**TASK STATEMENT**
Each line below should be retyped exactly, with no pictures.

**PROVIDED DATA**
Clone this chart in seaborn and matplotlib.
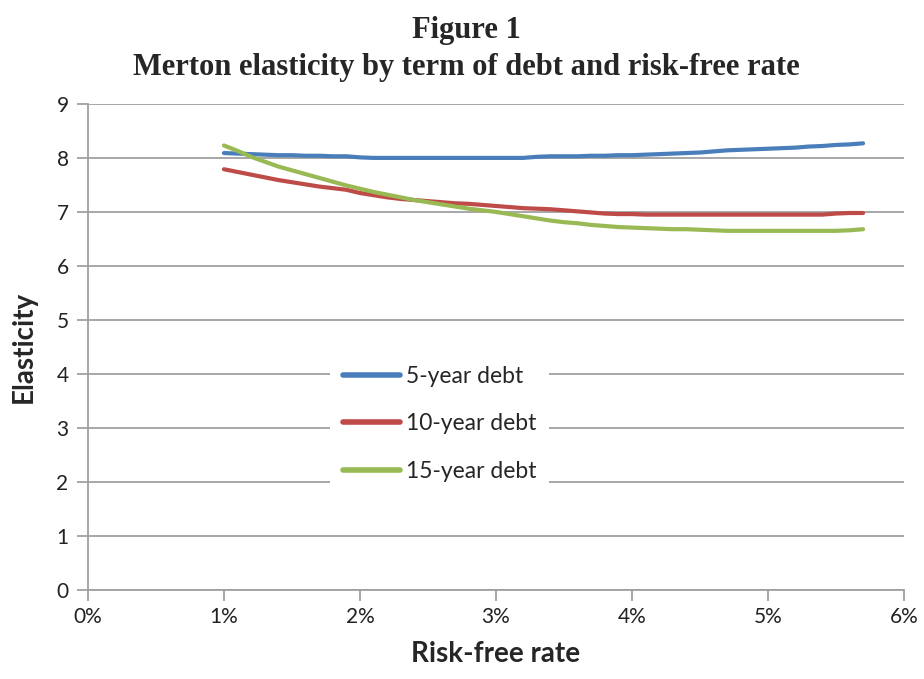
import numpy as np
import pandas as pd
import matplotlib
matplotlib.use('Agg')
import matplotlib.pyplot as plt
import seaborn as sns

# Risk-free rate in percent, 1.0% .. 5.7% in 0.1 steps
rate = np.round(np.arange(1.0, 5.71, 0.1), 1)

debt_5y = [8.09, 8.08, 8.07, 8.06, 8.05, 8.05, 8.04, 8.04, 8.03, 8.03,
           8.01, 8.00, 8.00, 8.00, 8.00, 8.00, 8.00, 8.00, 8.00, 8.00,
           8.00, 8.00, 8.00, 8.02, 8.03, 8.03, 8.03, 8.04, 8.04, 8.05,
           8.05, 8.06, 8.07, 8.08, 8.09, 8.10, 8.12, 8.14, 8.15, 8.16,
           8.17, 8.18, 8.19, 8.21, 8.22, 8.24, 8.25, 8.27]
debt_10y = [7.79, 7.74, 7.69, 7.64, 7.59, 7.55, 7.51, 7.47, 7.44, 7.41,
            7.35, 7.31, 7.27, 7.24, 7.22, 7.20, 7.18, 7.16, 7.15, 7.13,
            7.11, 7.09, 7.07, 7.06, 7.05, 7.03, 7.01, 6.99, 6.97, 6.96,
            6.96, 6.95, 6.95, 6.95, 6.95, 6.95, 6.95, 6.95, 6.95, 6.95,
            6.95, 6.95, 6.95, 6.95, 6.95, 6.97, 6.98, 6.98]
debt_15y = [8.23, 8.13, 8.02, 7.93, 7.84, 7.77, 7.70, 7.63, 7.56, 7.49,
            7.43, 7.37, 7.32, 7.27, 7.22, 7.18, 7.14, 7.10, 7.06, 7.03,
            7.00, 6.96, 6.92, 6.88, 6.84, 6.81, 6.79, 6.76, 6.74, 6.72,
            6.71, 6.70, 6.69, 6.68, 6.68, 6.67, 6.66, 6.65, 6.65, 6.65,
            6.65, 6.65, 6.65, 6.65, 6.65, 6.65, 6.66, 6.68]

series_names = ['5-year debt', '10-year debt', '15-year debt']
colors = ['#4A7EBB', '#BE4B48', '#98B954']

df = pd.DataFrame({
    'rate': np.tile(rate, 3),
    'elasticity': debt_5y + debt_10y + debt_15y,
    'series': np.repeat(series_names, len(rate)),
})

sns.set_style('white')
plt.rcParams['font.family'] = ['Lato', 'DejaVu Sans']

fig = plt.figure(figsize=(9.24, 6.79), dpi=100)
ax = fig.add_axes([0.0952, 0.131, 0.883, 0.716])

sns.lineplot(data=df, x='rate', y='elasticity', hue='series',
             palette=colors, hue_order=series_names, linewidth=3,
             ax=ax, zorder=3)

grid_c = '#A0A0A0'
ax.set_xlim(0, 6)
ax.set_ylim(0, 9)
ax.set_xticks(range(0, 7))
ax.set_xticklabels([f'{i}%' for i in range(0, 7)])
ax.set_yticks(range(0, 10))
ax.yaxis.grid(True, color=grid_c, linewidth=1.3)
ax.xaxis.grid(False)
for s in ['top', 'right']:
    ax.spines[s].set_visible(False)
for s in ['left', 'bottom']:
    ax.spines[s].set_color(grid_c)
    ax.spines[s].set_linewidth(1.3)
ax.tick_params(axis='both', which='major', labelsize=15, colors=grid_c,
               labelcolor='#222222', length=8, width=1.3, direction='out',
               left=True, bottom=True)
ax.tick_params(axis='x', pad=4)
ax.tick_params(axis='y', pad=6)
ax.set_axisbelow(True)

ax.set_xlabel('Risk-free rate', fontsize=20, fontweight='bold', labelpad=10)
ax.set_ylabel('Elasticity', fontsize=20, fontweight='bold', labelpad=14)

leg = ax.legend(loc='center', bbox_to_anchor=(0.431, 0.342), fontsize=16.5,
                frameon=True, facecolor='white', edgecolor='none',
                framealpha=1, labelspacing=1.15, handlelength=2.5,
                handletextpad=0.25, borderpad=0.55, fancybox=False)
leg.set_zorder(4)
for line in leg.get_lines():
    line.set_linewidth(4)

fig.text(0.505, 0.955, 'Figure 1', ha='center', va='center',
         fontsize=22, fontweight='bold', family='Liberation Serif')
fig.text(0.505, 0.9, 'Merton elasticity by term of debt and risk-free rate',
         ha='center', va='center', fontsize=22, fontweight='bold',
         family='Liberation Serif')

fig.savefig('out.png', dpi=100)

**FULL SOLUTION**
Clone this chart in seaborn and matplotlib.
import numpy as np
import pandas as pd
import matplotlib
matplotlib.use('Agg')
import matplotlib.pyplot as plt
import seaborn as sns

# Risk-free rate in percent, 1.0% .. 5.7% in 0.1 steps
rate = np.round(np.arange(1.0, 5.71, 0.1), 1)

debt_5y = [8.09, 8.08, 8.07, 8.06, 8.05, 8.05, 8.04, 8.04, 8.03, 8.03,
           8.01, 8.00, 8.00, 8.00, 8.00, 8.00, 8.00, 8.00, 8.00, 8.00,
           8.00, 8.00, 8.00, 8.02, 8.03, 8.03, 8.03, 8.04, 8.04, 8.05,
           8.05, 8.06, 8.07, 8.08, 8.09, 8.10, 8.12, 8.14, 8.15, 8.16,
           8.17, 8.18, 8.19, 8.21, 8.22, 8.24, 8.25, 8.27]
debt_10y = [7.79, 7.74, 7.69, 7.64, 7.59, 7.55, 7.51, 7.47, 7.44, 7.41,
            7.35, 7.31, 7.27, 7.24, 7.22, 7.20, 7.18, 7.16, 7.15, 7.13,
            7.11, 7.09, 7.07, 7.06, 7.05, 7.03, 7.01, 6.99, 6.97, 6.96,
            6.96, 6.95, 6.95, 6.95, 6.95, 6.95, 6.95, 6.95, 6.95, 6.95,
            6.95, 6.95, 6.95, 6.95, 6.95, 6.97, 6.98, 6.98]
debt_15y = [8.23, 8.13, 8.02, 7.93, 7.84, 7.77, 7.70, 7.63, 7.56, 7.49,
            7.43, 7.37, 7.32, 7.27, 7.22, 7.18, 7.14, 7.10, 7.06, 7.03,
            7.00, 6.96, 6.92, 6.88, 6.84, 6.81, 6.79, 6.76, 6.74, 6.72,
            6.71, 6.70, 6.69, 6.68, 6.68, 6.67, 6.66, 6.65, 6.65, 6.65,
            6.65, 6.65, 6.65, 6.65, 6.65, 6.65, 6.66, 6.68]

series_names = ['5-year debt', '10-year debt', '15-year debt']
colors = ['#4A7EBB', '#BE4B48', '#98B954']

df = pd.DataFrame({
    'rate': np.tile(rate, 3),
    'elasticity': debt_5y + debt_10y + debt_15y,
    'series': np.repeat(series_names, len(rate)),
})

sns.set_style('white')
plt.rcParams['font.family'] = ['Lato', 'DejaVu Sans']

fig = plt.figure(figsize=(9.24, 6.79), dpi=100)
ax = fig.add_axes([0.0952, 0.131, 0.883, 0.716])

sns.lineplot(data=df, x='rate', y='elasticity', hue='series',
             palette=colors, hue_order=series_names, linewidth=3,
             ax=ax, zorder=3)

grid_c = '#A0A0A0'
ax.set_xlim(0, 6)
ax.set_ylim(0, 9)
ax.set_xticks(range(0, 7))
ax.set_xticklabels([f'{i}%' for i in range(0, 7)])
ax.set_yticks(range(0, 10))
ax.yaxis.grid(True, color=grid_c, linewidth=1.3)
ax.xaxis.grid(False)
for s in ['top', 'right']:
    ax.spines[s].set_visible(False)
for s in ['left', 'bottom']:
    ax.spines[s].set_color(grid_c)
    ax.spines[s].set_linewidth(1.3)
ax.tick_params(axis='both', which='major', labelsize=15, colors=grid_c,
               labelcolor='#222222', length=8, width=1.3, direction='out',
               left=True, bottom=True)
ax.tick_params(axis='x', pad=4)
ax.tick_params(axis='y', pad=6)
ax.set_axisbelow(True)

ax.set_xlabel('Risk-free rate', fontsize=20, fontweight='bold', labelpad=10)
ax.set_ylabel('Elasticity', fontsize=20, fontweight='bold', labelpad=14)

leg = ax.legend(loc='center', bbox_to_anchor=(0.431, 0.342), fontsize=16.5,
                frameon=True, facecolor='white', edgecolor='none',
                framealpha=1, labelspacing=1.15, handlelength=2.5,
                handletextpad=0.25, borderpad=0.55, fancybox=False)
leg.set_zorder(4)
for line in leg.get_lines():
    line.set_linewidth(4)

fig.text(0.505, 0.955, 'Figure 1', ha='center', va='center',
         fontsize=22, fontweight='bold', family='Liberation Serif')
fig.text(0.505, 0.9, 'Merton elasticity by term of debt and risk-free rate',
         ha='center', va='center', fontsize=22, fontweight='bold',
         family='Liberation Serif')

fig.savefig('out.png', dpi=100)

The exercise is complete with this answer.